A rail prevents your entry, and also delineates a small viewing platform. This gives the space a sense of otherness, and timelessness. In this context, the rail is part of what gives the installation it's gravity, it's immanence, it's sense of potential.
And for all the talk about the democratization of space, about how installation takes away the centred viewer, there is always still a frame within which your work will be considered.
This might be an institutional frame, and therefore conceptual. But even physically, there is a frame provided by the walls, by markings on the floor, by the use of light, by ropes, gates or rails. And if there isn't a frame already, you have the option of introducing one. As in "Plight" this frame can serve as a boundary, or the frame can be just a suggestion.

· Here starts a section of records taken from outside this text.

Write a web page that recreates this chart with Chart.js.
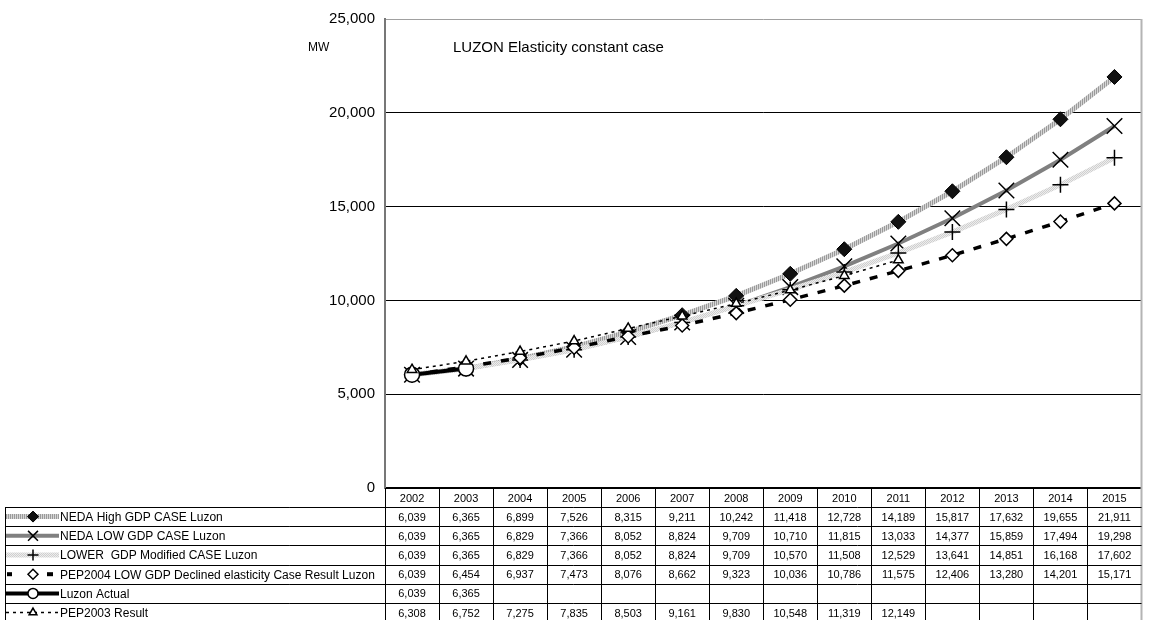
<!DOCTYPE html>
<html>
<head>
<meta charset="utf-8">
<script src="https://cdn.jsdelivr.net/npm/chart.js@4.4.1/dist/chart.umd.min.js"></script>
<style>
  html, body { margin: 0; padding: 0; background: #fff; }
  #wrap { width: 1154px; height: 620px; position: relative; overflow: hidden; }
</style>
</head>
<body>
<div id="wrap"><canvas id="chart" width="1154" height="620"></canvas></div>
<script>
// ---- data ----
const years = ['2002','2003','2004','2005','2006','2007','2008','2009','2010','2011','2012','2013','2014','2015'];
const nedaHigh      = [6039, 6365, 6899, 7526, 8315, 9211, 10242, 11418, 12728, 14189, 15817, 17632, 19655, 21911];
const nedaLow       = [6039, 6365, 6829, 7366, 8052, 8824, 9709, 10710, 11815, 13033, 14377, 15859, 17494, 19298];
const lowerModified = [6039, 6365, 6829, 7366, 8052, 8824, 9709, 10570, 11508, 12529, 13641, 14851, 16168, 17602];
const pep2004       = [6039, 6454, 6937, 7473, 8076, 8662, 9323, 10036, 10786, 11575, 12406, 13280, 14201, 15171];
const luzonActual   = [6039, 6365, null, null, null, null, null, null, null, null, null, null, null, null];
const pep2003       = [6308, 6752, 7275, 7835, 8503, 9161, 9830, 10548, 11319, 12149, null, null, null, null];
const seriesNames = [
  'NEDA High GDP CASE Luzon',
  'NEDA LOW GDP CASE Luzon',
  'LOWER  GDP Modified CASE Luzon',
  'PEP2004 LOW GDP Declined elasticity Case Result Luzon',
  'Luzon Actual',
  'PEP2003 Result'
];
const yMin = 0, yMax = 25000, yStep = 5000;
const unitLabel = 'MW';
const chartTitle = 'LUZON Elasticity constant case';

const FONT = '"Liberation Sans", Arial, sans-serif';

// striped fills for the textured lines
function stripePattern(c1, c2, checker) {
  const cv = document.createElement('canvas');
  cv.width = 2; cv.height = 2;
  const g = cv.getContext('2d');
  g.fillStyle = c2; g.fillRect(0, 0, 2, 2);
  g.fillStyle = c1;
  if (checker) { g.fillRect(0, 0, 1, 1); g.fillRect(1, 1, 1, 1); }
  else { g.fillRect(0, 0, 1, 2); }
  return g.createPattern(cv, 'repeat');
}
const ctx0 = document.getElementById('chart').getContext('2d');
const highPattern = stripePattern('#9a9a9a', '#d6d6d6', false);
const lowerPattern = stripePattern('#cfcfcf', '#ededed', true);

const styles = [
  { line: highPattern, width: 5, dash: [], point: 'rectRot', r: 7.5, fill: '#111', pbw: 1, lr: 5.5 },
  { line: '#808080', width: 4, dash: [], point: 'crossRot', r: 11, fill: '#000', pbw: 1.5, lr: 7 },
  { line: lowerPattern, width: 5, dash: [], point: 'cross', r: 8, fill: '#000', pbw: 1.5, lr: 5.5 },
  { line: '#000', width: 3.5, dash: [8, 10], point: 'rectRot', r: 6.5, fill: '#fff', pbw: 1.5, lr: 5 },
  { line: '#000', width: 4, dash: [], point: 'circle', r: 7.5, fill: '#fff', pbw: 1.5, lr: 5 },
  { line: '#000', width: 1.5, dash: [3, 4], point: 'triangle', r: 5.5, fill: '#fff', pbw: 1.5, lr: 4.5 }
];
const seriesData = [nedaHigh, nedaLow, lowerModified, pep2004, luzonActual, pep2003];

const datasets = seriesData.map((d, i) => ({
  label: seriesNames[i],
  data: d,
  order: seriesData.length - i,
  borderColor: styles[i].line,
  borderWidth: styles[i].width,
  borderDash: styles[i].dash,
  fill: false,
  tension: 0,
  spanGaps: false,
  pointStyle: styles[i].point,
  pointRadius: styles[i].r,
  pointHoverRadius: styles[i].r,
  pointBackgroundColor: styles[i].fill,
  pointBorderColor: '#000',
  pointBorderWidth: styles[i].pbw
}));

// labels, borders and the data table under the plot
const decorPlugin = {
  id: 'decor',
  afterDraw(chart) {
    const { ctx, chartArea: a, scales: { x } } = chart;
    const n = years.length;
    const colW = (a.right - a.left) / n;
    const top = a.bottom;
    const headH = 19, rowH = 19.2;
    const legL = 5;
    const bottom = chart.height + 5;
    ctx.save();

    // unit and title
    ctx.fillStyle = '#000';
    ctx.textBaseline = 'middle';
    ctx.textAlign = 'left';
    ctx.font = '12px ' + FONT;
    ctx.fillText(unitLabel, 308, 48);
    ctx.font = '15px ' + FONT;
    ctx.fillText(chartTitle, 453, 48);

    // right plot border
    ctx.strokeStyle = '#b4b4b4';
    ctx.lineWidth = 2;
    ctx.beginPath();
    ctx.moveTo(a.right, a.top);
    ctx.lineTo(a.right, bottom);
    ctx.stroke();

    // table grid
    ctx.strokeStyle = '#000';
    ctx.lineWidth = 1;
    ctx.beginPath();
    for (let k = 0; k <= seriesNames.length; k++) {
      const yy = Math.round(top + headH + k * rowH) + 0.5;
      ctx.moveTo(legL, yy);
      ctx.lineTo(a.right, yy);
    }
    for (let i = 0; i < n; i++) {
      const xx = Math.round(a.left + i * colW) + 0.5;
      ctx.moveTo(xx, top);
      ctx.lineTo(xx, bottom);
    }
    ctx.moveTo(legL + 0.5, top + headH);
    ctx.lineTo(legL + 0.5, bottom);
    ctx.stroke();

    // header years
    ctx.textAlign = 'center';
    ctx.font = '11px ' + FONT;
    years.forEach((yr, i) => ctx.fillText(yr, x.getPixelForValue(i), top + headH / 2 + 1));

    // rows: legend key, name, values
    seriesData.forEach((d, r) => {
      const cy = top + headH + r * rowH + rowH / 2;
      const st = styles[r];
      // key line
      ctx.save();
      if (r === 3) {
        // dashed key: one dash each side of the marker
        ctx.fillStyle = '#000';
        ctx.fillRect(legL + 2, cy - 2, 5, 4);
        ctx.fillRect(47, cy - 2, 6, 4);
      } else {
        ctx.strokeStyle = st.line;
        ctx.lineWidth = st.width;
        ctx.setLineDash(st.dash);
        ctx.beginPath();
        ctx.moveTo(legL + 1, cy);
        ctx.lineTo(59, cy);
        ctx.stroke();
      }
      ctx.restore();
      // key marker
      ctx.save();
      ctx.fillStyle = st.fill;
      ctx.strokeStyle = '#000';
      ctx.lineWidth = st.pbw;
      Chart.helpers.drawPoint(ctx, { pointStyle: st.point, radius: st.lr, rotation: 0, borderWidth: st.pbw }, 33, cy);
      ctx.restore();
      // name
      ctx.fillStyle = '#000';
      ctx.textAlign = 'left';
      ctx.font = '12px ' + FONT;
      ctx.fillText(seriesNames[r], 60, cy + 1);
      // values
      ctx.textAlign = 'center';
      ctx.font = '11px ' + FONT;
      d.forEach((v, i) => {
        if (v === null) return;
        ctx.fillText(v.toLocaleString('en-US'), x.getPixelForValue(i), cy + 1);
      });
    });
    ctx.restore();
  }
};

new Chart(ctx0, {
  type: 'line',
  data: { labels: years, datasets: datasets },
  options: {
    responsive: false,
    animation: false,
    devicePixelRatio: 1,
    layout: { padding: { top: 17, right: 7, left: 0, bottom: 0 } },
    plugins: { legend: { display: false }, tooltip: { enabled: false }, title: { display: false } },
    scales: {
      x: {
        type: 'category',
        offset: true,
        grid: { display: false, drawTicks: false },
        border: { display: true, color: '#000', width: 2 },
        ticks: { display: false },
        afterFit(s) { s.height = 132; }
      },
      y: {
        min: yMin,
        max: yMax,
        ticks: {
          stepSize: yStep,
          padding: 10,
          color: '#000',
          font: { size: 15, family: FONT },
          callback: v => Number(v).toLocaleString('en-US')
        },
        grid: {
          drawTicks: false,
          lineWidth: 1,
          color: c => (c.tick && c.tick.value === yMax) ? '#a0a0a0' : '#000'
        },
        border: { display: true, color: '#777', width: 2 },
        afterFit(s) { s.width = 385; }
      }
    }
  },
  plugins: [decorPlugin]
});
</script>
</body>
</html>
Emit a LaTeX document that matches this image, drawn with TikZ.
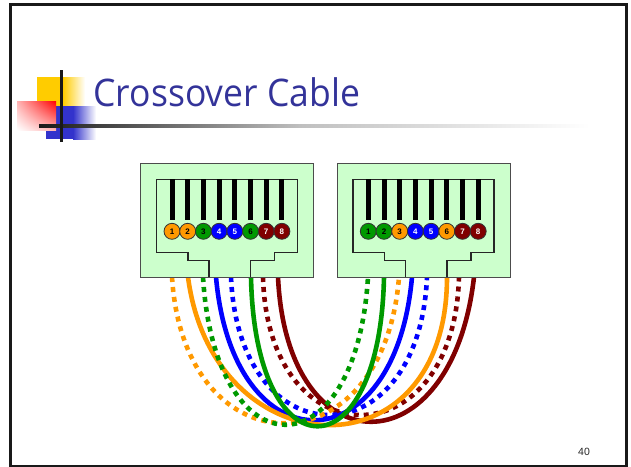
\documentclass[tikz,border=0pt]{standalone}
\usepackage{fontspec}
\setmainfont{Liberation Sans}
\newfontfamily\titlefont[FakeStretch=0.935]{Open Sans}
\usetikzlibrary{positioning, shadings}
\definecolor{wireorange}{HTML}{FF9900}
\definecolor{wiregreen}{HTML}{009900}
\definecolor{wireblue}{HTML}{0000FF}
\definecolor{wirered}{HTML}{800000}
\definecolor{socketgreen}{HTML}{CCFFCC}
\definecolor{titleblue}{HTML}{333399}
\definecolor{logoyellow}{HTML}{FFCC00}
\definecolor{logoblue}{HTML}{3333CC}
\tikzset{
  socket/.style={draw=black!70, line width=1pt, fill=socketgreen, minimum width=173pt, minimum height=114pt, inner sep=0pt},
  outline/.style={draw=black!85, line width=1.4pt},
  pin/.style={circle, draw=black!80, line width=0.8pt, minimum size=16pt, inner sep=0pt, font=\bfseries\fontsize{8}{8}\selectfont},
  bar/.style={fill=black, minimum width=5pt, minimum height=41pt, inner sep=0pt},
  wire/.style={line width=4.6pt},
  wiredot/.style={line width=4.6pt, dash pattern=on 5pt off 5pt}
}

\begin{document}
\begin{tikzpicture}[x=1pt, y=-1pt, node distance=15.7pt]
    \useasboundingbox (0,0) rectangle (631,466);
    \draw[line width=3pt, black!90] (10.5,4.5) rectangle (626.5,466);

    % logo
    \fill[logoyellow] (37,77) rectangle (63,106);
    \shade[left color=logoyellow, right color=white] (63,77) rectangle (85,106);
    \fill[logoblue] (46,106) rectangle (73,139);
    \shade[left color=logoblue, right color=white] (73,106) rectangle (96,139);
    \shade[upper right=red, lower left=white, upper left=red!30, lower right=red!30] (17,101) rectangle (56,130);
    \shade[left color=black!90, right color=black!25] (39,124) rectangle (300,127);
    \shade[left color=black!25, right color=white] (300,124) rectangle (590,127);
    \fill[black!90] (60,70) rectangle (63,142);

    \node[anchor=base west, text=titleblue, font=\titlefont\fontsize{38}{38}\selectfont] (title) at (90,106) {Crossover Cable};
    \node[font=\fontsize{10.5}{10.5}\selectfont, text=black!85] (page) at (584,452) {40};

    % wire ends, left socket
    \coordinate (l1) at (172,277);
    \coordinate (l2) at (188,277);
    \coordinate (l3) at (203,277);
    \coordinate (l4) at (216,277);
    \coordinate (l5) at (231,277);
    \coordinate (l6) at (251,277);
    \coordinate (l7) at (263,277);
    \coordinate (l8) at (278,277);

    % wire ends, right socket
    \coordinate (r1) at (368,277);
    \coordinate (r2) at (384,277);
    \coordinate (r3) at (399,277);
    \coordinate (r4) at (412,277);
    \coordinate (r5) at (427,277);
    \coordinate (r6) at (447,277);
    \coordinate (r7) at (459,277);
    \coordinate (r8) at (474,277);

    \draw[wire, wirered] (l8) .. controls +(9,193) and +(-22,193) .. (r8);
    \draw[wiredot, wirered] (l7) .. controls +(5,184) and +(-5,184) .. (r7);
    \draw[wiredot, wireblue] (l5) .. controls +(8,184) and +(-8,184) .. (r5);
    \draw[wire, wireblue] (l4) .. controls +(17,191) and +(-17,191) .. (r4);
    \draw[wire, wireorange] (l2) .. controls +(25,192) and +(0,203) .. (r6);
    \draw[wiredot, wireorange] (l1) .. controls +(12,195) and +(-15,195) .. (r3);
    \draw[wiredot, wiregreen] (l3) .. controls +(12,197) and +(-12,197) .. (r1);
    \draw[wire, wiregreen] (l6) .. controls +(4,199) and +(-4,199) .. (r2);

    % left socket
    \node[socket] (lbox) at (227.2,220) {};
    \draw[outline] (209,277) -- (209,260.5) -- (188,260.5) -- (188,252.5) -- (156.5,252.5) -- (156.5,179.5) -- (297.5,179.5) -- (297.5,252.5) -- (274.5,252.5) -- (274.5,260.5) -- (250.5,260.5) -- (250.5,277);

    \node[pin, fill=wireorange] (a1) at (172,231.3) {1};
    \node[pin, fill=wireorange] (a2) [right of=a1] {2};
    \node[pin, fill=wiregreen] (a3) [right of=a2] {3};
    \node[pin, fill=wireblue, text=white] (a4) [right of=a3] {4};
    \node[pin, fill=wireblue, text=white] (a5) [right of=a4] {5};
    \node[pin, fill=wiregreen] (a6) [right of=a5] {6};
    \node[pin, fill=wirered, text=white] (a7) [right of=a6] {7};
    \node[pin, fill=wirered, text=white] (a8) [right of=a7] {8};

    \node[bar] (ab1) at (172,199.5) {};
    \node[bar] (ab2) [right of=ab1] {};
    \node[bar] (ab3) [right of=ab2] {};
    \node[bar] (ab4) [right of=ab3] {};
    \node[bar] (ab5) [right of=ab4] {};
    \node[bar] (ab6) [right of=ab5] {};
    \node[bar] (ab7) [right of=ab6] {};
    \node[bar] (ab8) [right of=ab7] {};

    % right socket
    \node[socket] (rbox) at (423.5,220) {};
    \draw[outline] (405.3,277) -- (405.3,260.5) -- (384.3,260.5) -- (384.3,252.5) -- (352.8,252.5) -- (352.8,179.5) -- (493.8,179.5) -- (493.8,252.5) -- (470.8,252.5) -- (470.8,260.5) -- (446.8,260.5) -- (446.8,277);

    \node[pin, fill=wiregreen] (b1) at (368.3,231.3) {1};
    \node[pin, fill=wiregreen] (b2) [right of=b1] {2};
    \node[pin, fill=wireorange] (b3) [right of=b2] {3};
    \node[pin, fill=wireblue, text=white] (b4) [right of=b3] {4};
    \node[pin, fill=wireblue, text=white] (b5) [right of=b4] {5};
    \node[pin, fill=wireorange] (b6) [right of=b5] {6};
    \node[pin, fill=wirered, text=white] (b7) [right of=b6] {7};
    \node[pin, fill=wirered, text=white] (b8) [right of=b7] {8};

    \node[bar] (bb1) at (368.3,199.5) {};
    \node[bar] (bb2) [right of=bb1] {};
    \node[bar] (bb3) [right of=bb2] {};
    \node[bar] (bb4) [right of=bb3] {};
    \node[bar] (bb5) [right of=bb4] {};
    \node[bar] (bb6) [right of=bb5] {};
    \node[bar] (bb7) [right of=bb6] {};
    \node[bar] (bb8) [right of=bb7] {};
\end{tikzpicture}
\end{document}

In many room-sized installations there is no physical frame - this means that the work is fully immersive and is a deliberate move on the artist's part to obscure the frame so that viewers are not aware it. In these cases the work can still be framed by the physical features of the room, and particularly by the transitional nature of the entranceway provided to enter the space.
In any case, the concept of a frame is something which you can work with or against.
Emphasis and de-emphasis
What elements of the space are the ones that viewers can't see?
In the work I am creating at the moment, I want to draw back the sense that technology is central in the work. So I am experimenting with techniques for placing the projector I am using to craft the light out of view. This is not to attempt to obscure the fact that a projector is the medium by whch the light is being crafted, but rather to de-emphasise the role the projector plays and emphasise instead the light on it's own terms.
Indoor not outdoor
Since arriving here at CAC I have been increasingly focused on the installation potential for this project rather than outdoor. It's odd, because the project began with such an outdoor focus.
There were a whole set of issues related to working outdoors; technology, projectors, and sound equipment, and it was forcing me down a road of 'one-off' performances or interventions. Those elements are not crucial for this particular work at it's current stage, and so they have been sidelined.
There is still strong outdoor potential for this work, more so than my previous projects. However at this stage, quickfire experimentation took priority, and indoor rocks became both a pragmatic reality and a potent ground for exploration.
The conceptual grounding which was so engaging at the start, could be brought indoors and more easily experimented with. The oldness and brutality embedded in the broken-open shape and texture of rocks. The internal, perceptive world that we conjure up and it's relationship to the alien and disembodied.
These are ideas that I want to exploit in the studio, and if and when the time is right, to explore in an outdoor arena. Outdoors brings it's own set of potentials and challenges, but which I think need to be prepared for in the studio, and should be respected for inherent caveats.